Could you please help this charity to raise £1.2million to fund the purchase of a new scanner which will transform the treatment of cancer at Bath’s Royal United Hospital?
For your support I extend grateful thanks.
Chairman of Trustees
What is a PET CT Scan?
Positron Emission Tomography-Computerised Tomography (PET-CT) is a type of scan that is used to guide treatment in some common cancers by helping to work out how widely the cancer has spread throughout the body. This is called staging of the cancer. PET-CT is different to most other scans in that it looks at how the body functions as well as the structure of the body. Normal CT scans just look at the structure of the body. Patients are given a small amount of radioactive sugar which is then distributed around the body. The PET-CT scan shows where the sugar is being used in the body. Cancers tend to use more sugar than normal cells. This allows cancers to be detected earlier, before they have had a chance to grow substantially.
The scans are reported by radiologists (doctors who specialise in reporting scans). The report is used by oncologists (doctors who specialise in treating cancer) to work out which treatment to give the patient. The staging of a number of cancers is more accurate with PET-CT than CT alone. Furthermore, the amount of sugar that the cancer uses can be measured. Once the patient has had treatment the patient is rescanned and amount of sugar use measured again. This change in sugar use happens before the cancer changes in size and permits a more individualized treatment of cancer.
What is the effect of PET CT Scans on Patient Treatments?
Patients who have undergone PET-CT scans have their treatment changed in just over a third of cases based on new information derived from the scan. This change in treatment hopefully means a better outcome for the patient. Currently three times as many PET-CT scans are performed in mainland Europe than in the UK. It is likely, therefore, that the number of scans undertaken in the UK will increase significantly. Access to PET-CT scans has to date been limited in the UK due to financial constraints within the NHS.

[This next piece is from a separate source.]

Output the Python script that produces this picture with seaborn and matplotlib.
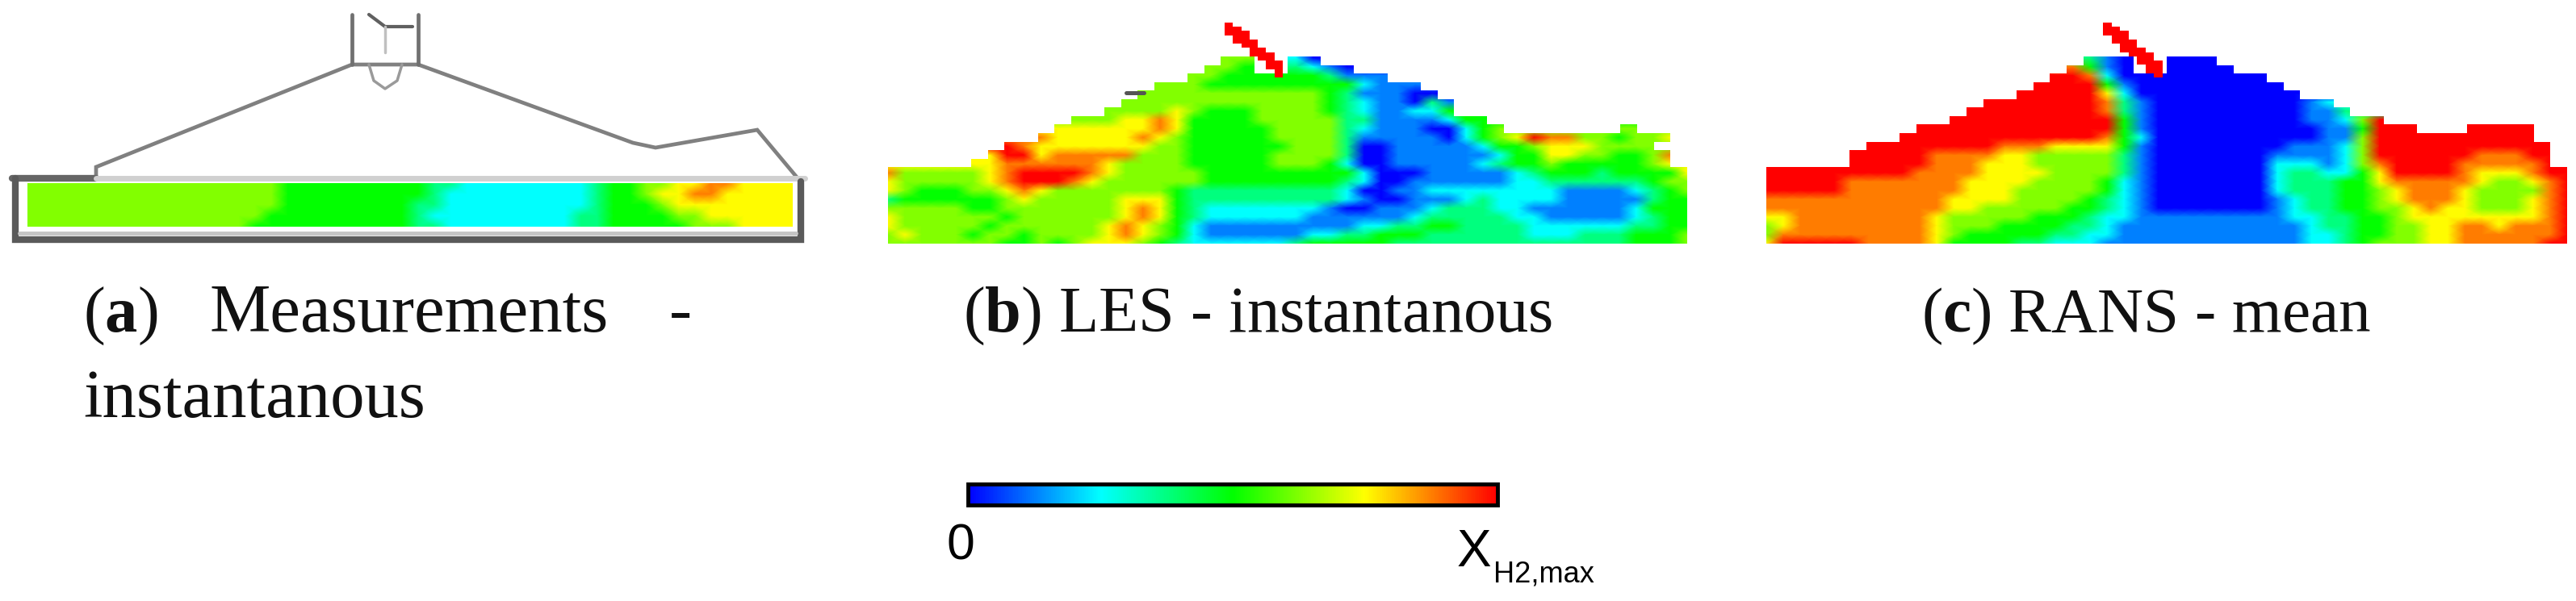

What is the benefit to patients of having a PET CT Scanner located at the Royal United Hospital Bath?
Patients from Bath and the surrounding area who need PET-CT scans have to travel to the Cobalt Centre in Cheltenham as that is the location of the nearest scanner. By having a scanner in Bath patients with cancer will not have to undertake such a long journey particularly at such stressful and difficult time in their lives.
The PET-CT scanner will also be used to plan the radiotherapy treatment that is given by the oncologists. The scanner will allow more accurate planning to be undertaken which will hopefully improve patient outcome. The RUH hopes to undertake research in this area in the future. Many cancer patients at the RUH are involved in clinical trials. Trials often require patients to have PET-CT scans to help work out if the new treatment is working. Currently there are some trials for which patients cannot be entered as the RUH does not have a PET-CT scanner. This will of course change in the future.